Help prove this identitiy
tan(pi/4+x)+tan(pi/4-x)=2sec2x
Or
LS = sin(pi/4+x)/cos(pi/4+x) + sin(pi/4-x)/cos(pi/4-x)
I will show the expansion of one of these:
sin(pi/4+x) = sin(pi/4)cosx + cos(pi/4)sinx
= (√2/2)cosx + (√2/2)sinx
there will be a √2/2 in every term of each expansion, so it can be factored out and canceled.
so
LS = (cosx+sinx)/(cosx-sinx) + (cosx-sinx)/(cosx + sinx)
= [(cosx+sinx)^2 + (cosx-sinx)^2]/(cos^2x - sin^2x)
= 2/cos2x = 2sec2x = RS
Q.E.D.
To prove the given identity, we'll work on the left side of the equation and simplify it to match the right side.
First, let's express the tangents in terms of sine and cosine using the following identities:
1. tan(x) = sin(x)/cos(x)
2. sec(x) = 1/cos(x)
Applying these identities to the left side of the equation, we have:
tan(pi/4+x) + tan(pi/4-x)
= sin(pi/4+x)/cos(pi/4+x) + sin(pi/4-x)/cos(pi/4-x)

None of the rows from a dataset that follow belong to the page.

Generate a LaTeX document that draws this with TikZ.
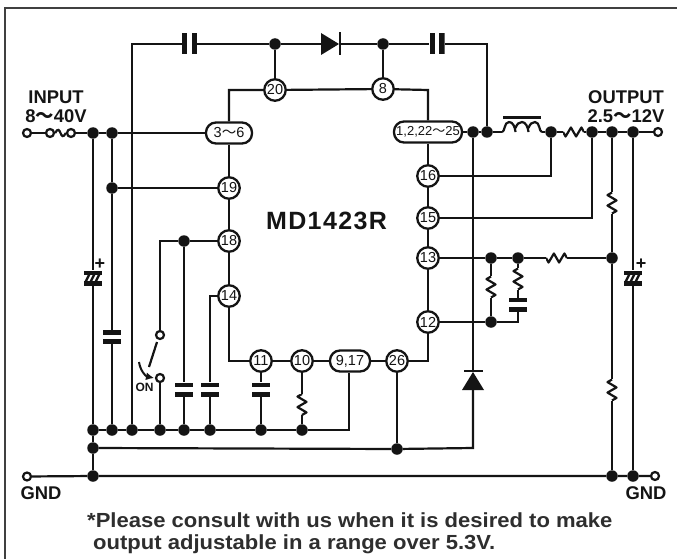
\documentclass[tikz,border=0pt]{standalone}
\usepackage{fontspec}
\setmainfont{Liberation Sans}
\newfontfamily\cjk{Noto Sans CJK JP}
\newfontfamily\titlefont[LetterSpace=5.5,BoldFont={Liberation Sans Bold}]{Liberation Sans}
\newfontfamily\notefont[FakeStretch=1.08,BoldFont={Liberation Sans Bold},BoldFeatures={FakeStretch=1.08}]{Liberation Sans}
\usetikzlibrary{arrows.meta,backgrounds}
\definecolor{ink}{HTML}{141414}
\def\PB{path picture bounding box}
\newcommand{\wv}{{\cjk ～}}
\tikzset{
  wire/.style={line width=2.2pt,draw=ink,line join=miter},
  pin/.style={circle,draw=ink,line width=2.3pt,fill=white,minimum size=21.5pt,inner sep=0pt,text=ink,font=\fontsize{14.5}{15}\selectfont},
  pill/.style={rounded corners=10pt,draw=ink,line width=2.3pt,fill=white,minimum height=21pt,inner sep=0pt,text=ink,font=\fontsize{14.5}{15}\selectfont},
  dot/.style={circle,fill=ink,minimum size=11.5pt,inner sep=0pt},
  term/.style={circle,draw=ink,line width=2.2pt,fill=white,minimum size=8pt,inner sep=0pt},
  lbl/.style={font=\bfseries\fontsize{18.4}{18}\selectfont,text=ink,inner sep=0pt},
  note/.style={font=\notefont\bfseries\fontsize{20.4}{20}\selectfont,text=black!82,inner sep=0pt,anchor=west},
  capV/.style={minimum width=18.5pt,minimum height=14pt,inner sep=0pt,path picture={
    \fill[ink] ([shift={(-9.25pt,-7pt)}]\PB.center) rectangle ([shift={(9.25pt,-2.2pt)}]\PB.center);
    \fill[ink] ([shift={(-9.25pt,7pt)}]\PB.center) rectangle ([shift={(9.25pt,2.2pt)}]\PB.center);}},
  capH/.style={minimum width=15pt,minimum height=21pt,inner sep=0pt,path picture={
    \fill[ink] ([shift={(-7.5pt,-10.5pt)}]\PB.center) rectangle ([shift={(-2.4pt,10.5pt)}]\PB.center);
    \fill[ink] ([shift={(7.5pt,-10.5pt)}]\PB.center) rectangle ([shift={(2.4pt,10.5pt)}]\PB.center);}},
  polar/.style={minimum width=18pt,minimum height=15pt,inner sep=0pt,path picture={
    \fill[ink] ([shift={(-9pt,-7.5pt)}]\PB.center) rectangle ([shift={(9pt,-3pt)}]\PB.center);
    \fill[ink] ([shift={(-9pt,7.5pt)}]\PB.center) rectangle ([shift={(9pt,3pt)}]\PB.center);
    \foreach \q in {-5.5,-0.5,4.5}{\draw[ink,line width=2.4pt] ([shift={(\q pt-2pt,-4pt)}]\PB.center) -- ([shift={(\q pt+2pt,4pt)}]\PB.center);}}},
  resV/.style={minimum width=14pt,minimum height=21pt,inner sep=0pt,path picture={
    \draw[ink,line width=2.2pt,line join=round] ([shift={(0pt,-10.5pt)}]\PB.center) -- ([shift={(4.5pt,-7.9pt)}]\PB.center) -- ([shift={(-4.5pt,-2.6pt)}]\PB.center) -- ([shift={(4.5pt,2.6pt)}]\PB.center) -- ([shift={(-4.5pt,7.9pt)}]\PB.center) -- ([shift={(0pt,10.5pt)}]\PB.center);}},
  resH/.style={minimum width=21pt,minimum height=14pt,inner sep=0pt,path picture={
    \draw[ink,line width=2.2pt,line join=round] ([shift={(-10.5pt,0pt)}]\PB.center) -- ([shift={(-7.9pt,-4.5pt)}]\PB.center) -- ([shift={(-2.6pt,4.5pt)}]\PB.center) -- ([shift={(2.6pt,-4.5pt)}]\PB.center) -- ([shift={(7.9pt,4.5pt)}]\PB.center) -- ([shift={(10.5pt,0pt)}]\PB.center);}},
  coil/.style={minimum width=40pt,minimum height=32pt,inner sep=0pt,path picture={
    \draw[ink,line width=2.4pt] ([shift={(-19pt,14.5pt)}]\PB.center) -- ([shift={(19pt,14.5pt)}]\PB.center);
    \draw[ink,line width=2.2pt] ([shift={(-20pt,0pt)}]\PB.center)
      .. controls ([shift={(-17pt,0pt)}]\PB.center) and ([shift={(-18pt,10pt)}]\PB.center) .. ([shift={(-13pt,10pt)}]\PB.center)
      .. controls ([shift={(-9pt,10pt)}]\PB.center) and ([shift={(-7pt,5pt)}]\PB.center) .. ([shift={(-6.5pt,0pt)}]\PB.center)
      ([shift={(-6.5pt,4pt)}]\PB.center)
      .. controls ([shift={(-5pt,8pt)}]\PB.center) and ([shift={(-3pt,10pt)}]\PB.center) .. ([shift={(0pt,10pt)}]\PB.center)
      .. controls ([shift={(3.5pt,10pt)}]\PB.center) and ([shift={(6pt,5pt)}]\PB.center) .. ([shift={(6.5pt,0pt)}]\PB.center)
      ([shift={(6.5pt,4pt)}]\PB.center)
      .. controls ([shift={(8pt,8pt)}]\PB.center) and ([shift={(10pt,10pt)}]\PB.center) .. ([shift={(13pt,10pt)}]\PB.center)
      .. controls ([shift={(18pt,10pt)}]\PB.center) and ([shift={(17pt,0pt)}]\PB.center) .. ([shift={(20pt,0pt)}]\PB.center);}},
  diodeR/.style={minimum width=20pt,minimum height=23pt,inner sep=0pt,path picture={
    \fill[ink] ([shift={(-10pt,-11pt)}]\PB.center) -- ([shift={(8pt,0pt)}]\PB.center) -- ([shift={(-10pt,11pt)}]\PB.center) -- cycle;
    \fill[ink] ([shift={(8pt,-11.5pt)}]\PB.center) rectangle ([shift={(10pt,11.5pt)}]\PB.center);}},
  diodeU/.style={minimum width=23pt,minimum height=20pt,inner sep=0pt,path picture={
    \fill[ink] ([shift={(-11pt,-10pt)}]\PB.center) -- ([shift={(0pt,8pt)}]\PB.center) -- ([shift={(11pt,-10pt)}]\PB.center) -- cycle;
    \fill[ink] ([shift={(-9.5pt,10pt)}]\PB.center) rectangle ([shift={(9.5pt,8pt)}]\PB.center);}},
}
\begin{document}
\begin{tikzpicture}[x=1pt,y=-1pt]
\useasboundingbox (0,0) rectangle (677,559);
\fill[white] (0,0) rectangle (677,559);
% frame
\coordinate (fa) at (5,559); \coordinate (fb) at (5,8); \coordinate (fc) at (677,8);
\draw[line width=1.6pt,draw=black!75] (fa) -- (fb) -- (fc);

% pins
\node[pin] (p20) at (275,90) {20};
\node[pin] (p8) at (383,89) {8};
\node[pill,minimum width=46pt] (p36) at (229,133) {3\wv6};
\node[pin] (p19) at (229,188) {19};
\node[pin] (p18) at (229,241) {18};
\node[pin] (p14) at (229,296) {14};
\node[pin] (p11) at (261,361) {11};
\node[pin] (p10) at (302,361) {10};
\node[pill,minimum width=40pt] (p917) at (350,361) {9,17};
\node[pin] (p26) at (397,361) {26};
\node[pin] (p12) at (428,322) {12};
\node[pin] (p13) at (428,258) {13};
\node[pin] (p15) at (428,218) {15};
\node[pin] (p16) at (428,176) {16};
\node[pill,minimum width=68pt] (p1) at (428,132) {\fontsize{13}{13}\selectfont 1,2,22\wv 25};
\node[font=\titlefont\bfseries\fontsize{25}{25}\selectfont,text=ink,inner sep=0pt] (title) at (326.5,221) {MD1423R};

% corners
\coordinate (tl) at (229,90); \coordinate (tr) at (428,90);
\coordinate (bl) at (229,361); \coordinate (br) at (428,361);
\coordinate (n132) at (132,44); \coordinate (n487) at (487,44);
\coordinate (n160) at (160,241); \coordinate (n349) at (349,430);
\coordinate (e473) at (473,448); \coordinate (n210) at (210,296);
\coordinate (n518) at (518,322);

% junctions
\node[term] (inT) at (27,133) {};
\node[term] (f1) at (50,133) {};
\node[term] (f2) at (71,133) {};
\node[dot] (d93a) at (93,133) {};
\node[dot] (d112a) at (112,133) {};
\node[dot] (d112b) at (112,188) {};
\node[dot] (d184t) at (184,241) {};
\node[dot] (d93b) at (93,430) {};
\node[dot] (d112c) at (112,430) {};
\node[dot] (d132) at (132,430) {};
\node[dot] (d160) at (160,430) {};
\node[dot] (d184) at (184,430) {};
\node[dot] (d210) at (210,430) {};
\node[dot] (d261) at (261,430) {};
\node[dot] (d302) at (302,430) {};
\node[dot] (d93c) at (93,448) {};
\node[dot] (d397) at (397,449) {};
\node[dot] (d93d) at (93,476) {};
\node[dot] (d612b) at (612,476) {};
\node[dot] (d633b) at (633,476) {};
\node[term] (gndL) at (27,476.5) {};
\node[term] (gndR) at (655,476) {};
\node[dot] (dt275) at (275,44) {};
\node[dot] (dt383) at (383,44) {};
\node[dot] (d473) at (473,132) {};
\node[dot] (d487) at (487,132) {};
\node[dot] (d551) at (551,132) {};
\node[dot] (d592) at (592,132) {};
\node[dot] (d612) at (612,132) {};
\node[dot] (d633) at (633,132) {};
\node[term] (outT) at (658,132) {};
\node[dot] (d612m) at (612,258) {};
\node[dot] (d491) at (491,258) {};
\node[dot] (d518) at (518,258) {};
\node[dot] (d491b) at (491,322) {};

% components
\node[capH] (C1) at (189.5,44) {};
\node[capH] (C2) at (437,44) {};
\node[diodeR] (D1) at (331,44) {};
\node[diodeU] (D2) at (473,380) {};
\node[coil] (L1) at (522,132) {};
\node[resH] (R1) at (573.5,132) {};
\node[resH] (R2) at (556.5,258) {};
\node[resV] (R3) at (612,203) {};
\node[resV] (R4) at (612,390) {};
\node[resV] (R5) at (491,287) {};
\node[resV] (R6) at (518,279) {};
\node[resV] (R7) at (302,404.5) {};
\node[capV] (C3) at (112,337) {};
\node[capV] (C4) at (184,389.5) {};
\node[capV] (C5) at (210,389.5) {};
\node[capV] (C6) at (261,389.5) {};
\node[capV,minimum height=13pt] (C7) at (518,304.5) {};
\node[polar] (C8) at (93,278) {};
\node[polar] (C9) at (633,278) {};
\node[term] (s1) at (160,335) {};
\node[term] (s2) at (160,378) {};
\coordinate (b1) at (157,342); \coordinate (b2) at (149,367);
\coordinate (a1) at (139,362); \coordinate (a2) at (154,378);

% IC outline
\draw[wire] (p36) -- (tl) -- (p20) -- (p8) -- (tr) -- (p1);
\draw[wire] (p36) -- (p19) -- (p18) -- (p14) -- (bl) -- (p11) -- (p10) -- (p917) -- (p26) -- (br) -- (p12) -- (p13) -- (p15) -- (p16) -- (p1);
% top rail
\draw[wire] (d132) -- (n132) -- (C1) -- (dt275) -- (D1) -- (dt383) -- (C2) -- (n487) -- (d487);
\draw[wire] (dt275) -- (p20);
\draw[wire] (dt383) -- (p8);
% input
\draw[wire] (inT) -- (f1);
\draw[wire] (f1.east) .. controls +(6,-11) and +(-6,11) .. (f2.west);
\draw[wire] (f2) -- (d93a) -- (d112a) -- (p36);
\draw[wire] (d112b) -- (p19);
\draw[wire] (d93a) -- (C8) -- (d93b) -- (d93c) -- (d93d);
\draw[wire] (d112a) -- (d112b) -- (C3) -- (d112c);
% pin 18 and switch
\draw[wire] (p18) -- (d184t) -- (n160) -- (s1);
\draw[wire] (s2) -- (d160);
\draw[wire] (b1) -- (b2);
\draw[line width=2pt,draw=ink,-{Latex[length=8pt,width=8pt]}] (a1) to[bend right=35] (a2);
\node[font=\bfseries\fontsize{12}{12}\selectfont,text=ink,inner sep=0pt] (onl) at (144.5,387) {ON};
\draw[wire] (d184t) -- (C4) -- (d184);
\draw[wire] (p14) -- (n210) -- (C5) -- (d210);
\draw[wire] (p11) -- (C6) -- (d261);
\draw[wire] (p10) -- (R7) -- (d302);
% bus
\draw[wire] (d93b) -- (d112c) -- (d132) -- (d160) -- (d184) -- (d210) -- (d261) -- (d302) -- (n349) -- (n349 |- p917.south);
\draw[wire] (d93c) -- (d397) -- (e473) -- (D2);
\draw[wire] (p26) -- (d397);
\draw[wire] (D2) -- (d473);
\draw[wire] (gndL) -- (d93d) -- (d612b) -- (d633b) -- (gndR);
% output
\draw[wire] (p1) -- (d473) -- (d487) -- (L1) -- (d551) -- (R1) -- (d592) -- (d612) -- (d633) -- (outT);
\draw[wire] (d551) |- (p16);
\draw[wire] (d592) |- (p15);
\draw[wire] (d612) -- (R3) -- (d612m) -- (R4) -- (d612b);
\draw[wire] (d633) -- (C9) -- (d633b);
\draw[wire] (p13) -- (d491) -- (d518) -- (R2) -- (d612m);
\draw[wire] (d491) -- (R5) -- (d491b);
\draw[wire] (d518) -- (R6) -- (C7) -- (n518) -- (d491b) -- (p12);
% plus marks
\node[font=\bfseries\fontsize{18}{18}\selectfont,text=ink,inner sep=0pt] (plusL) at (100,264) {+};
\node[font=\bfseries\fontsize{18}{18}\selectfont,text=ink,inner sep=0pt] (plusR) at (641,264) {+};
% labels
\node[lbl] (t1) at (56,97) {INPUT};
\node[lbl] (t2) at (56,116) {8\wv40V};
\node[lbl] (t3) at (626,97) {OUTPUT};
\node[lbl] (t4) at (626,116) {2.5\wv12V};
\node[lbl] (t5) at (41,493) {GND};
\node[lbl] (t6) at (646,493) {GND};
\node[note] (n1) at (87,520) {*Please consult with us when it is desired to make};
\node[note] (n2) at (93,544) {output adjustable in a range over 5.3V.};
\end{tikzpicture}
\end{document}
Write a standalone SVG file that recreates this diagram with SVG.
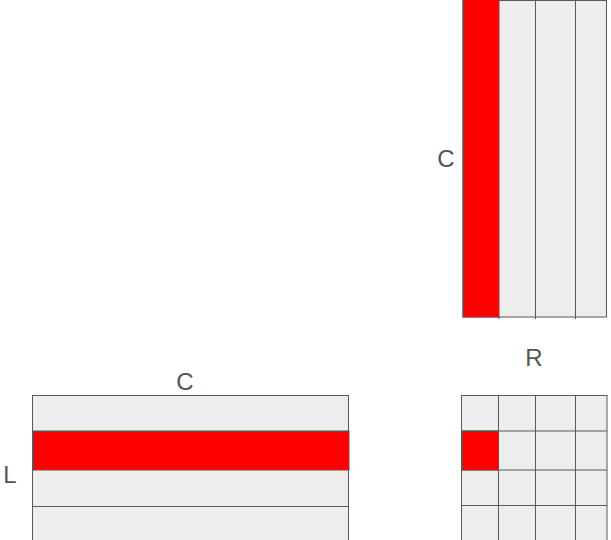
<svg xmlns="http://www.w3.org/2000/svg" width="611" height="540" viewBox="0 0 611 540">
<style>
.cell{fill:#ededed;stroke:#595959;stroke-width:1}
.hl{fill:#ff0000;stroke:#595959;stroke-width:1}
.ln{stroke:#595959;stroke-width:1;fill:none}
.lbl{font-family:"Liberation Sans",Arial,sans-serif;font-size:24px;fill:#555555;text-anchor:middle;dominant-baseline:central}
</style>
<rect width="611" height="540" fill="#ffffff"/>
<g id="matrix-top">
  <rect class="cell" x="463" y="0.5" width="143.5" height="316.5"/>
  <line class="ln" x1="535.5" y1="0" x2="535.5" y2="319"/>
  <line class="ln" x1="575.5" y1="0" x2="575.5" y2="319"/>
  <rect class="hl" x="463" y="-1" width="36" height="318"/>
  <line class="ln" x1="499" y1="317" x2="499" y2="319"/>
  <text class="lbl" x="446" y="158">C</text>
</g>
<g id="matrix-left">
  <rect class="cell" x="32.5" y="395.5" width="316" height="150"/>
  <line class="ln" x1="32.5" y1="506.5" x2="349" y2="506.5"/>
  <rect class="hl" x="33" y="431" width="316" height="39"/>
  <text class="lbl" x="185" y="381">C</text>
  <text class="lbl" x="10" y="474">L</text>
</g>
<g id="matrix-result">
  <rect class="cell" x="461.5" y="395.5" width="145.5" height="150"/>
  <line class="ln" x1="498.5" y1="395.5" x2="498.5" y2="540"/>
  <line class="ln" x1="535.5" y1="395.5" x2="535.5" y2="540"/>
  <line class="ln" x1="575.5" y1="395.5" x2="575.5" y2="540"/>
  <line class="ln" x1="461.5" y1="431" x2="607" y2="431"/>
  <line class="ln" x1="461.5" y1="470" x2="607" y2="470"/>
  <line class="ln" x1="461.5" y1="505.5" x2="607" y2="505.5"/>
  <rect class="hl" x="462" y="431" width="36.5" height="39"/>
  <text class="lbl" x="534" y="357">R</text>
</g>
<g id="connectors"></g>
</svg>
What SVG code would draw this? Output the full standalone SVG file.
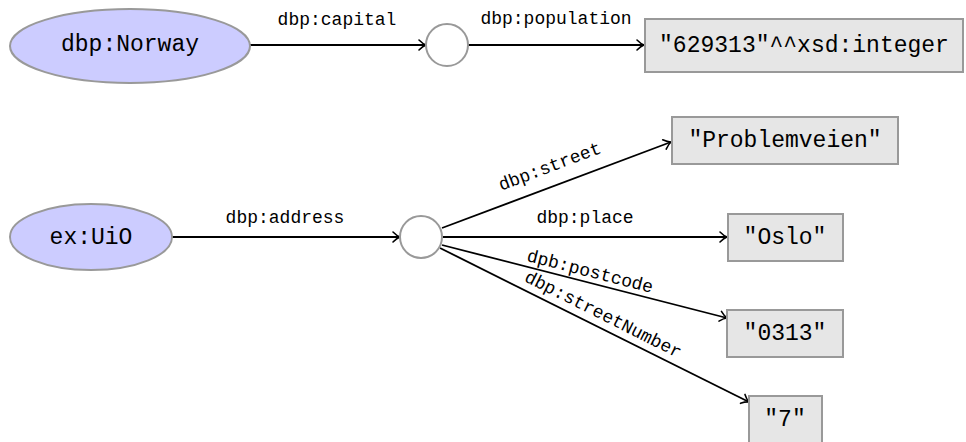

Now, we can apply the sum and difference identities for sine and cosine:
sin(A + B) = sin(A)cos(B) + cos(A)sin(B)
cos(A + B) = cos(A)cos(B) - sin(A)sin(B)
Let's use these identities to simplify the expression:
sin(pi/4 + x) = sin(pi/4)cos(x) + cos(pi/4)sin(x)
= 1/sqrt(2) * (cos(x) + sin(x))
cos(pi/4 + x) = cos(pi/4)cos(x) - sin(pi/4)sin(x)
= 1/sqrt(2) * (cos(x) - sin(x))
sin(pi/4 - x) = sin(pi/4)cos(x) - cos(pi/4)sin(x)
= 1/sqrt(2) * (cos(x) - sin(x))
cos(pi/4 - x) = cos(pi/4)cos(x) + sin(pi/4)sin(x)
= 1/sqrt(2) * (cos(x) + sin(x))
Substituting these simplified expressions back into the original equation:
[sin(pi/4 + x)/cos(pi/4 + x)] + [sin(pi/4 - x)/cos(pi/4 - x)]
= [(1/sqrt(2) * (cos(x) + sin(x)))/(1/sqrt(2) * (cos(x) - sin(x)))] + [(1/sqrt(2) * (cos(x) - sin(x)))/(1/sqrt(2) * (cos(x) + sin(x)))]
Now, let's simplify the expression further:
[(cos(x) + sin(x))/(cos(x) - sin(x))] + [(cos(x) - sin(x))/(cos(x) + sin(x))]
To get a common denominator, we multiply the two fractions:
[(cos(x) + sin(x))^2 + (cos(x) - sin(x))^2] / [(cos(x) - sin(x))(cos(x) + sin(x))]
Expanding the squares:
[cos^2(x) + 2cos(x)sin(x) + sin^2(x) + cos^2(x) - 2cos(x)sin(x) + sin^2(x)] / [cos^2(x) - sin^2(x)]
Canceling out the common terms:
[2(cos^2(x) + sin^2(x))] / [cos^2(x) - sin^2(x)]
Using the Pythagorean identity cos^2(x) + sin^2(x) = 1:
2(1) / [cos^2(x) - sin^2(x)]
Since cos^2(x) - sin^2(x) is equal to cos(2x), we convert it using the double-angle identity:
2 / cos(2x)
Finally, converting 1/cos(2x) back to sec(2x), we get the right side of the equation:
2sec(2x)
Hence, we have proven that tan(pi/4+x) + tan(pi/4-x) = 2sec(2x).
tan (pi/4+x) = (tan pi/4 + tan x)/(1 -tan pi/4 tan x)
tan (pi/4+x) = (tan pi/4 - tan x)/(1 +tan pi/4 tan x)
note tan pi/4 = 1
add and put over common denominator
[(1+tan x)(1+tan x)+(1-tan x)(1-tan x)]/(1 - tan^2 x)
expand top
[1+2 tanx +tan^2 x +1 - 2 tan x +tan^2 x]/(1 - tan^2 x)
or
2(1 + tan^2 x)/(1-tan^2 x)
2 (1+sin^2 x/cos^2 x)/ (1 - sin^2 x/cos^2 x)
= 2 (cos^2 x + sin^2 x)/(cos^2 x - sin^2 x)
but cos^2 + sin^2 = 1 so
= 2/(cos^2 x - sin^2 x)
Now work on the right
cos 2 x = cos^2 x - sin^2 x
so
sec 2x = 1/(cos^2x-sin^2 x)
2 sec 2x = 2 / (cos^2 x -sin^2 x)
the end